**Your instructions:** Exactly repeat the material, dropping only the pictures.

**Recorded information:**
⟨

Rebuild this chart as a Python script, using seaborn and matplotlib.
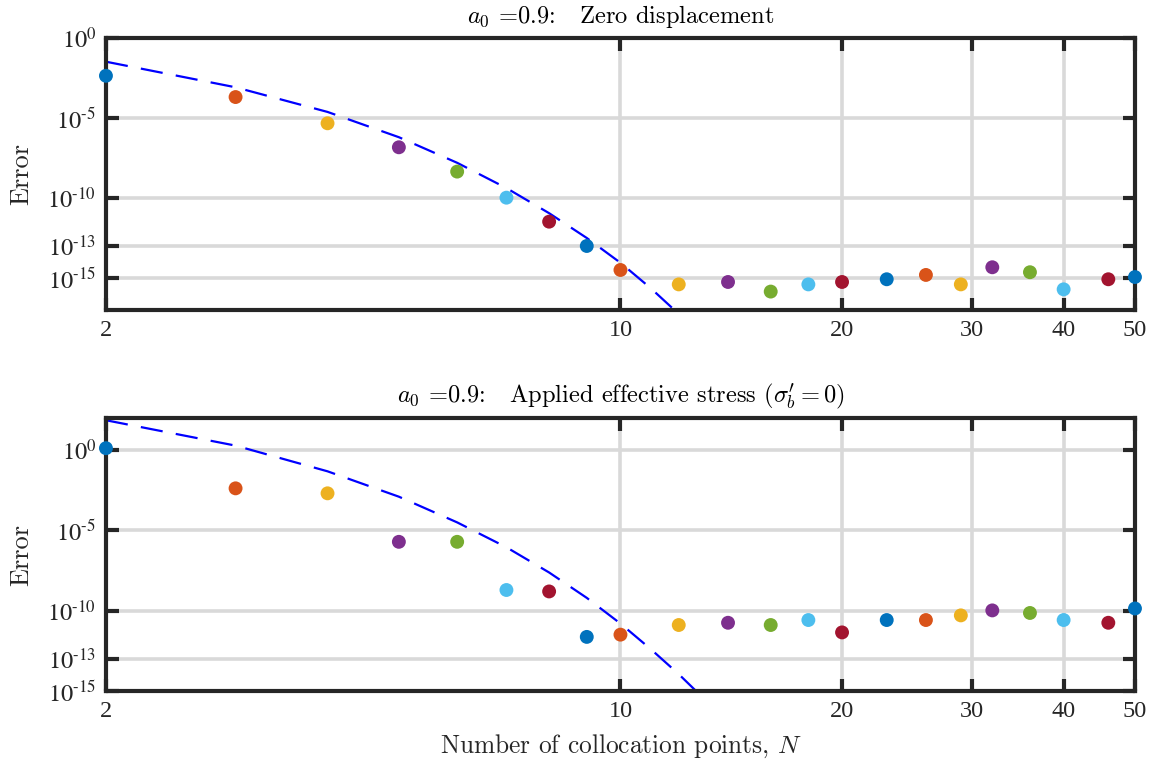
import numpy as np
import pandas as pd
import matplotlib
matplotlib.use("Agg")
import matplotlib.pyplot as plt
import seaborn as sns

# ---------------- data ----------------
N = [2, 3, 4, 5, 6, 7, 8, 9, 10, 12, 14, 16, 18, 20, 23, 26, 29, 32, 36, 40, 46, 50]
# log10 of error, zero displacement
log_err_top = [-2.36, -3.69, -5.33, -6.83, -8.35, -9.98, -11.48, -13.0, -14.5, -15.4, -15.25,
               -15.85, -15.4, -15.25, -15.08, -14.81, -15.4, -14.33, -14.64, -15.71, -15.08, -14.94]
# log10 of error, applied effective stress
log_err_bot = [0.12, -2.38, -2.69, -5.71, -5.71, -8.71, -8.8, -11.63, -11.49, -10.89, -10.75,
               -10.89, -10.58, -11.35, -10.58, -10.58, -10.29, -9.98, -10.14, -10.58, -10.75, -9.86]

# dashed estimate curves
N_est = [2, 3, 4, 5, 6, 7, 8, 9, 10, 11, 12, 13]
log_est_top = [-1.48, -3.08, -4.62, -6.2, -7.8, -9.38, -10.95, -12.5, -14.05, -15.65, -17.25, -18.85]
log_est_bot = [1.86, 0.28, -1.32, -2.9, -4.5, -6.05, -7.62, -9.2, -10.8, -12.4, -13.95, -15.5]

x_ticks = [2, 10, 20, 30, 40, 50]
y_ticks = [1e0, 1e-5, 1e-10, 1e-13, 1e-15]
y_ticklabels = [r"$10^{0}$", r"$10^{\text{-}5}$", r"$10^{\text{-}10}$",
                r"$10^{\text{-}13}$", r"$10^{\text{-}15}$"]

titles = [r"$a_0$ =0.9:   Zero displacement",
          r"$a_0$ =0.9:   Applied effective stress ($\sigma_b^{\prime} = 0$)"]
xlabel = r"Number of collocation points, $N$"
ylabel = "Error"

matlab_colors = ["#0072BD", "#D95319", "#EDB120", "#7E2F8E", "#77AC30", "#4DBEEE", "#A2142F"]

# ---------------- style ----------------
sns.set_theme(style="white")
plt.rcParams["font.family"] = ["Liberation Serif", "DejaVu Serif"]
plt.rcParams["mathtext.fontset"] = "stix"

fig = plt.figure(figsize=(11.63, 7.65), dpi=100)
ax1 = fig.add_axes([0.0911, 0.5948, 0.8848, 0.3555])
ax2 = fig.add_axes([0.0911, 0.0967, 0.8848, 0.3569])

spine_col = "#262626"
grid_col = "#d9d9d9"

panels = [
    (ax1, log_err_top, log_est_top, (1e-17, 1e0), titles[0], False),
    (ax2, log_err_bot, log_est_bot, (1e-15, 1e2), titles[1], True),
]

for ax, lerr, lest, ylim, title, show_xlabel in panels:
    df = pd.DataFrame({"N": N, "err": np.power(10.0, lerr),
                       "c": [i % 7 for i in range(len(N))]})
    dfe = pd.DataFrame({"N": N_est, "err": np.power(10.0, lest)})

    ax.set_xscale("log")
    ax.set_yscale("log")

    sns.lineplot(data=dfe, x="N", y="err", ax=ax, color="#0000FF", lw=1.6,
                 dashes=False, zorder=3)
    ax.lines[-1].set_dashes((10, 6))

    sns.scatterplot(data=df, x="N", y="err", hue="c", palette=matlab_colors,
                    legend=False, s=100, linewidth=0, ax=ax, zorder=5, clip_on=False)

    ax.set_xlim(2, 50)
    ax.set_ylim(*ylim)

    ax.set_xticks(x_ticks)
    ax.set_xticklabels([str(v) for v in x_ticks])
    ax.xaxis.set_minor_locator(matplotlib.ticker.NullLocator())
    ax.set_yticks(y_ticks)
    ax.set_yticklabels(y_ticklabels)
    ax.yaxis.set_minor_locator(matplotlib.ticker.NullLocator())

    ax.tick_params(axis="both", which="major", direction="in", length=9, width=3,
                   color=spine_col, labelsize=17.5, labelcolor="#262626",
                   top=True, right=True, bottom=True, left=True, pad=7)
    ax.grid(True, which="major", color=grid_col, lw=2.6)
    ax.set_axisbelow(True)

    for sp in ax.spines.values():
        sp.set_color(spine_col)
        sp.set_linewidth(3.0)
        sp.set_zorder(4)

    ax.set_title(title, fontsize=17.6, family="cmr10", math_fontfamily="cm",
                 color="black", pad=11)
    ax.set_ylabel(ylabel, fontsize=19, family="cmr10", color="#262626", labelpad=10)
    if show_xlabel:
        ax.set_xlabel(xlabel, fontsize=18.3, family="cmr10", math_fontfamily="cm",
                      color="#262626", labelpad=8)
    else:
        ax.set_xlabel("")

fig.savefig("out.png", dpi=100, facecolor="white")
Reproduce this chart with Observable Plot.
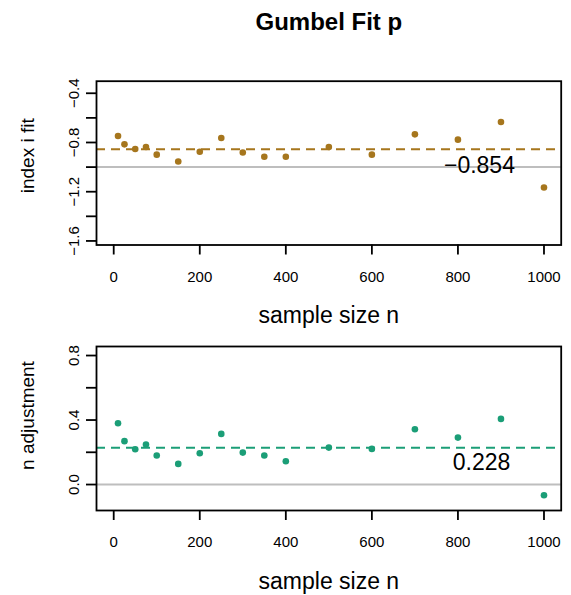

⟩

**Finished task:**
Rebuild this chart as a Python script, using seaborn and matplotlib.
import numpy as np
import pandas as pd
import matplotlib
matplotlib.use("Agg")
import matplotlib.pyplot as plt
import seaborn as sns

# ---------------- data ----------------
N = [2, 3, 4, 5, 6, 7, 8, 9, 10, 12, 14, 16, 18, 20, 23, 26, 29, 32, 36, 40, 46, 50]
# log10 of error, zero displacement
log_err_top = [-2.36, -3.69, -5.33, -6.83, -8.35, -9.98, -11.48, -13.0, -14.5, -15.4, -15.25,
               -15.85, -15.4, -15.25, -15.08, -14.81, -15.4, -14.33, -14.64, -15.71, -15.08, -14.94]
# log10 of error, applied effective stress
log_err_bot = [0.12, -2.38, -2.69, -5.71, -5.71, -8.71, -8.8, -11.63, -11.49, -10.89, -10.75,
               -10.89, -10.58, -11.35, -10.58, -10.58, -10.29, -9.98, -10.14, -10.58, -10.75, -9.86]

# dashed estimate curves
N_est = [2, 3, 4, 5, 6, 7, 8, 9, 10, 11, 12, 13]
log_est_top = [-1.48, -3.08, -4.62, -6.2, -7.8, -9.38, -10.95, -12.5, -14.05, -15.65, -17.25, -18.85]
log_est_bot = [1.86, 0.28, -1.32, -2.9, -4.5, -6.05, -7.62, -9.2, -10.8, -12.4, -13.95, -15.5]

x_ticks = [2, 10, 20, 30, 40, 50]
y_ticks = [1e0, 1e-5, 1e-10, 1e-13, 1e-15]
y_ticklabels = [r"$10^{0}$", r"$10^{\text{-}5}$", r"$10^{\text{-}10}$",
                r"$10^{\text{-}13}$", r"$10^{\text{-}15}$"]

titles = [r"$a_0$ =0.9:   Zero displacement",
          r"$a_0$ =0.9:   Applied effective stress ($\sigma_b^{\prime} = 0$)"]
xlabel = r"Number of collocation points, $N$"
ylabel = "Error"

matlab_colors = ["#0072BD", "#D95319", "#EDB120", "#7E2F8E", "#77AC30", "#4DBEEE", "#A2142F"]

# ---------------- style ----------------
sns.set_theme(style="white")
plt.rcParams["font.family"] = ["Liberation Serif", "DejaVu Serif"]
plt.rcParams["mathtext.fontset"] = "stix"

fig = plt.figure(figsize=(11.63, 7.65), dpi=100)
ax1 = fig.add_axes([0.0911, 0.5948, 0.8848, 0.3555])
ax2 = fig.add_axes([0.0911, 0.0967, 0.8848, 0.3569])

spine_col = "#262626"
grid_col = "#d9d9d9"

panels = [
    (ax1, log_err_top, log_est_top, (1e-17, 1e0), titles[0], False),
    (ax2, log_err_bot, log_est_bot, (1e-15, 1e2), titles[1], True),
]

for ax, lerr, lest, ylim, title, show_xlabel in panels:
    df = pd.DataFrame({"N": N, "err": np.power(10.0, lerr),
                       "c": [i % 7 for i in range(len(N))]})
    dfe = pd.DataFrame({"N": N_est, "err": np.power(10.0, lest)})

    ax.set_xscale("log")
    ax.set_yscale("log")

    sns.lineplot(data=dfe, x="N", y="err", ax=ax, color="#0000FF", lw=1.6,
                 dashes=False, zorder=3)
    ax.lines[-1].set_dashes((10, 6))

    sns.scatterplot(data=df, x="N", y="err", hue="c", palette=matlab_colors,
                    legend=False, s=100, linewidth=0, ax=ax, zorder=5, clip_on=False)

    ax.set_xlim(2, 50)
    ax.set_ylim(*ylim)

    ax.set_xticks(x_ticks)
    ax.set_xticklabels([str(v) for v in x_ticks])
    ax.xaxis.set_minor_locator(matplotlib.ticker.NullLocator())
    ax.set_yticks(y_ticks)
    ax.set_yticklabels(y_ticklabels)
    ax.yaxis.set_minor_locator(matplotlib.ticker.NullLocator())

    ax.tick_params(axis="both", which="major", direction="in", length=9, width=3,
                   color=spine_col, labelsize=17.5, labelcolor="#262626",
                   top=True, right=True, bottom=True, left=True, pad=7)
    ax.grid(True, which="major", color=grid_col, lw=2.6)
    ax.set_axisbelow(True)

    for sp in ax.spines.values():
        sp.set_color(spine_col)
        sp.set_linewidth(3.0)
        sp.set_zorder(4)

    ax.set_title(title, fontsize=17.6, family="cmr10", math_fontfamily="cm",
                 color="black", pad=11)
    ax.set_ylabel(ylabel, fontsize=19, family="cmr10", color="#262626", labelpad=10)
    if show_xlabel:
        ax.set_xlabel(xlabel, fontsize=18.3, family="cmr10", math_fontfamily="cm",
                      color="#262626", labelpad=8)
    else:
        ax.set_xlabel("")

fig.savefig("out.png", dpi=100, facecolor="white")
Reproduce this chart with Observable Plot.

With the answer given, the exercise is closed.